GIVEN RECORDS
────────
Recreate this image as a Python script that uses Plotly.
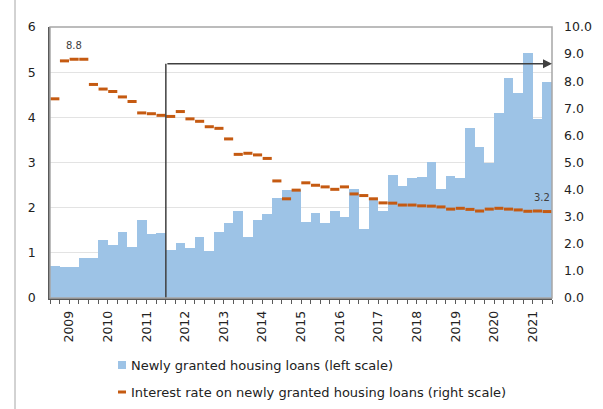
────────
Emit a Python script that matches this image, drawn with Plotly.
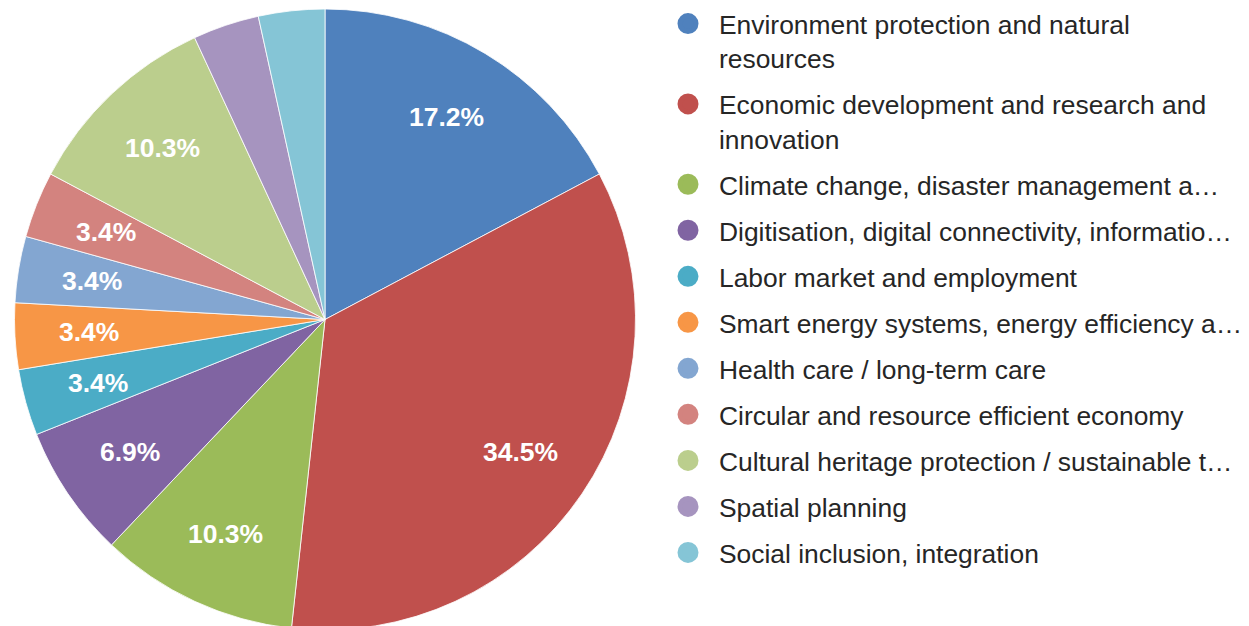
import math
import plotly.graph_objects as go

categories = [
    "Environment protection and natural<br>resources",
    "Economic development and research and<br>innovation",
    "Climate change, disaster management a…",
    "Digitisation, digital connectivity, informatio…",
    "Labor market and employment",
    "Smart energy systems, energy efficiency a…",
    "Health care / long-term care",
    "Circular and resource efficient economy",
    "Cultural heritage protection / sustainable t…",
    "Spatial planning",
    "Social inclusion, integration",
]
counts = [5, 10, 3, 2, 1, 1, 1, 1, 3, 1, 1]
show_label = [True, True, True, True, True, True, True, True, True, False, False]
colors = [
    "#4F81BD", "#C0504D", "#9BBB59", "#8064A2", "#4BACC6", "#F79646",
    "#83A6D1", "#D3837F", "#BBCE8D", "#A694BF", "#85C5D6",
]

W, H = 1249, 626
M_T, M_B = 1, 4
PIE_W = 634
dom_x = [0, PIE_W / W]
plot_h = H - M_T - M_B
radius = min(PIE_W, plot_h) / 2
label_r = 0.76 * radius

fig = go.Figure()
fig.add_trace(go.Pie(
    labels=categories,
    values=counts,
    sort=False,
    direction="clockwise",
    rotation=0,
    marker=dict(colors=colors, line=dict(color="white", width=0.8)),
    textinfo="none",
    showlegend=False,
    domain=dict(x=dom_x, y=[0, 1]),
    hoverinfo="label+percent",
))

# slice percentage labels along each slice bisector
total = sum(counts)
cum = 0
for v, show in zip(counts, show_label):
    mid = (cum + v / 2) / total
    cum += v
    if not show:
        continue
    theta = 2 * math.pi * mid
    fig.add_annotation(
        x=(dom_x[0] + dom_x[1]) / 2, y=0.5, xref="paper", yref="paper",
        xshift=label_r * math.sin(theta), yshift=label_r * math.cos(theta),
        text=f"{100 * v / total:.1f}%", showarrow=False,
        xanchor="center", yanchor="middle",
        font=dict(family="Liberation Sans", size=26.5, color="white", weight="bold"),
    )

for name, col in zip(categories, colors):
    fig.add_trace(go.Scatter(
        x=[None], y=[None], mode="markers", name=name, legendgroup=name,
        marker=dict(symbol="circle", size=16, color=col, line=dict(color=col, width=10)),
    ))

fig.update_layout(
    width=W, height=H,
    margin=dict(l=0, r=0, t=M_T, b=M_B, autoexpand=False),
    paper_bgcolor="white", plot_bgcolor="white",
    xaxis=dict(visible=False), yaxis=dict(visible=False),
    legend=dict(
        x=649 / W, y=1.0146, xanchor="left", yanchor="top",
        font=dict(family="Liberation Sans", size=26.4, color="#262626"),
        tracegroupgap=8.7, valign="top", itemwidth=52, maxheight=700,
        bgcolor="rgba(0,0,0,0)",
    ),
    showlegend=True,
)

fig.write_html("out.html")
────────
PROBLEM STATEMENT
Of the lines above, copy only those from the one holding "Emit a Python" to the one holding "label_r = 0.76 * radius", both included, and exclude every image.

ANSWER FOR THIS EXERCISE
Emit a Python script that matches this image, drawn with Plotly.
import math
import plotly.graph_objects as go

categories = [
    "Environment protection and natural<br>resources",
    "Economic development and research and<br>innovation",
    "Climate change, disaster management a…",
    "Digitisation, digital connectivity, informatio…",
    "Labor market and employment",
    "Smart energy systems, energy efficiency a…",
    "Health care / long-term care",
    "Circular and resource efficient economy",
    "Cultural heritage protection / sustainable t…",
    "Spatial planning",
    "Social inclusion, integration",
]
counts = [5, 10, 3, 2, 1, 1, 1, 1, 3, 1, 1]
show_label = [True, True, True, True, True, True, True, True, True, False, False]
colors = [
    "#4F81BD", "#C0504D", "#9BBB59", "#8064A2", "#4BACC6", "#F79646",
    "#83A6D1", "#D3837F", "#BBCE8D", "#A694BF", "#85C5D6",
]

W, H = 1249, 626
M_T, M_B = 1, 4
PIE_W = 634
dom_x = [0, PIE_W / W]
plot_h = H - M_T - M_B
radius = min(PIE_W, plot_h) / 2
label_r = 0.76 * radius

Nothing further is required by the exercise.